World Wrestling Entertainment said it was “evaluating strategic alternatives” for its streaming WWE Network, a move that coupled with a dramatically reduced 2020 outlook helped drive the stock down by about 15% in early trading Feb. 6.
WWE stock had been in a nosedive since Jan. 30 when it announced that its co-presidents George Barrios and Michelle Wilson abruptly left the company after differences with the WWE board concerning the company’s strategic direction. While the stock had started to recover slightly in the past two days, Thursday’s announcement erased those gains and then some.
WWE reported a Q4 revenue increase of 18% to $322.8 million and cash flow was up 67% to $107.6 million in the period. For the full year, revenue was up 3% to $960.4 million and adjusted OIBDA (a measure of cash flow) was $180 million, slightly ahead of the $178.9 million generated in the prior year. Net income in the quarter decreased to $77.1 million ($0.85 per diluted share) from $99.6 million ($1.12 per diluted share) in the prior year primarily due to the impact of the finance lease related to WWE’s new headquarters, and a higher effective tax rate in the current year.
But it was the company’s revision to its 2020 outlook that seemed to panic investors.

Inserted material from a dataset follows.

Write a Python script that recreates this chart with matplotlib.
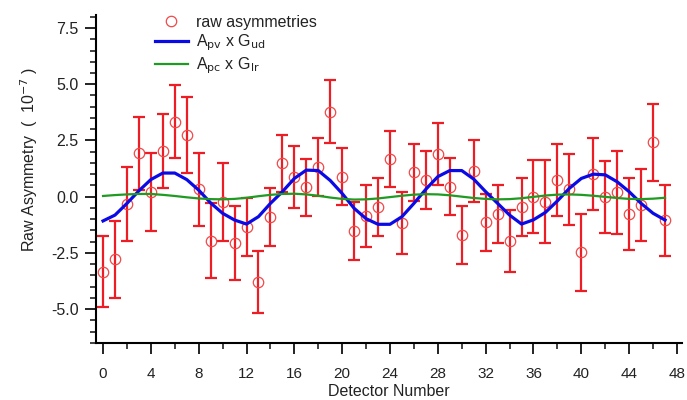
## raw asymmetry per detector with fitted modulations
import numpy as np
import matplotlib.pyplot as plt
from matplotlib.ticker import MultipleLocator

## data, units of 1e-7
detector = list(range(48))
raw_asym = [-3.35, -2.78, -0.34, 1.93, 0.19, 2.03, 3.33, 2.74, 0.32, -1.96,
            -0.23, -2.05, -1.34, -3.78, -0.89, 1.48, 0.86, 0.41, 1.33, 3.78,
            0.89, -1.52, -0.86, -0.45, 1.67, -1.16, 1.08, 0.74, 1.90, 0.44,
            -1.71, 1.14, -1.14, -0.77, -1.98, -0.45, 0.00, -0.23, 0.74, 0.32,
            -2.48, 1.01, 0.00, 0.19, -0.77, -0.37, 2.42, -1.04]
raw_err = [1.58, 1.71, 1.65, 1.62, 1.73, 1.63, 1.63, 1.70, 1.63, 1.68,
           1.74, 1.65, 1.28, 1.38, 1.29, 1.26, 1.38, 1.28, 1.28, 1.39,
           1.27, 1.28, 1.38, 1.29, 1.26, 1.38, 1.28, 1.29, 1.39, 1.26,
           1.28, 1.38, 1.27, 1.27, 1.37, 1.28, 1.62, 1.85, 1.58, 1.59,
           1.70, 1.59, 1.60, 1.85, 1.59, 1.60, 1.72, 1.58]
apv_gud = [-1.08, -0.82, -0.30, 0.26, 0.76, 1.05, 1.05, 0.76, 0.29, -0.28,
           -0.74, -1.04, -1.22, -0.89, -0.30, 0.22, 0.81, 1.18, 1.16, 0.72,
           0.14, -0.52, -0.98, -1.23, -1.23, -0.89, -0.30, 0.33, 0.89, 1.16,
           1.16, 0.78, 0.22, -0.30, -0.82, -1.22, -1.03, -0.70, -0.19, 0.37,
           0.81, 1.00, 0.97, 0.66, 0.22, -0.30, -0.74, -1.04]
apc_glr = [0.03, 0.07, 0.10, 0.12, 0.12, 0.08, 0.03, -0.03, -0.08, -0.11,
           -0.12, -0.10, -0.05, 0.02, 0.08, 0.12, 0.13, 0.10, 0.04, -0.04,
           -0.10, -0.13, -0.12, -0.08, -0.02, 0.04, 0.09, 0.11, 0.10, 0.06,
           0.00, -0.06, -0.10, -0.12, -0.11, -0.07, -0.01, 0.05, 0.09, 0.10,
           0.08, 0.04, -0.01, -0.06, -0.10, -0.11, -0.09, -0.05]

plt.rcParams['font.family'] = ['Liberation Sans', 'DejaVu Sans']

fig = plt.figure(figsize=(6.87, 4.0), dpi=100)
ax = fig.add_axes([95.5/687, (400-343)/400, (682-95.5)/687, (343-15)/400])

red = '#ee1c24'
## error bars + open circles
ax.errorbar(detector, raw_asym, yerr=raw_err, fmt='none', ecolor=red,
            elinewidth=1.6, capsize=4, capthick=1.6, zorder=2)
ax.plot(detector, raw_asym, 'o', mfc='none', mec='#f04848', mew=0.9,
        ms=7.5, label='raw asymmetries', zorder=3)
## fitted curves
ax.plot(detector, apv_gud, color='#0a0ae6', lw=2.3,
        label=r'A$_{\rm pv}$ x G$_{\rm ud}$', zorder=4)
ax.plot(detector, apc_glr, color='#1f9a22', lw=1.6,
        label=r'A$_{\rm pc}$ x G$_{\rm lr}$', zorder=4)

## axes (igor style, no box)
ax.set_xlim(-0.63, 48.42)
ax.set_ylim(-6.51, 8.08)
for s in ['top', 'right']:
    ax.spines[s].set_visible(False)
for s in ['left', 'bottom']:
    ax.spines[s].set_linewidth(1.5)
ax.xaxis.set_major_locator(MultipleLocator(4))
ax.xaxis.set_minor_locator(MultipleLocator(2))
ax.yaxis.set_major_locator(MultipleLocator(2.5))
ax.yaxis.set_minor_locator(MultipleLocator(0.5))
ax.yaxis.set_major_formatter(plt.FuncFormatter(lambda v, p: '%.1f' % v))
ax.tick_params(which='major', length=8, width=1.4, labelsize=11.5,
               colors='#222222', pad=4)
ax.tick_params(which='minor', length=4.5, width=1.2, colors='#222222')
ax.tick_params(axis='x', pad=9, labelsize=11)

ax.set_xlabel('Detector Number', fontsize=11.5, color='#222222')
ax.xaxis.set_label_coords(0.5, -0.125)
ax.set_ylabel(r'Raw Asymmetry  (  10$^{-7}$ )', fontsize=11.5, color='#222222')
ax.yaxis.set_label_coords(-0.095, 0.56)

leg = ax.legend(loc='upper left', bbox_to_anchor=(0.09, 1.02), frameon=False,
                fontsize=11.5, handlelength=2.1, handletextpad=0.5,
                labelspacing=0.15, borderaxespad=0)
for t in leg.get_texts():
    t.set_color('#222222')

fig.savefig('out.png', dpi=100)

WWE shares were down 14.9% ($7.33 each) to $41.67 per share in early trading Feb. 6. The drop comes as WWE management is expected to discuss Q4 results in a conference call with analysts at 11 a.m.
WWE said it expected full year 2020 cash flow to be in the range of $250 million to $300 million, well below most analysts' expectations.
In a research note, Evercore ISI Group media analyst John Belton called the 2020 outlook a “huge negative surprise, adding to a growing list of uncertainties around the story.”
Belton had estimated WWE would generate $360 million in 2020 cash flow -- consensus estimates were about $390 million.
“It remains unclear precisely what is included in the company's outlook, as TV deal renewals in India and the Middle East remain unsigned and given the revelation that ‘strategic alternatives’ are being considered for the WWE Network,” Belton wrote.
WWE launched the WWE Network in 2014. In the fourth quarter, subscribers to the streaming service declined by 10% to 1.42 million, the company said.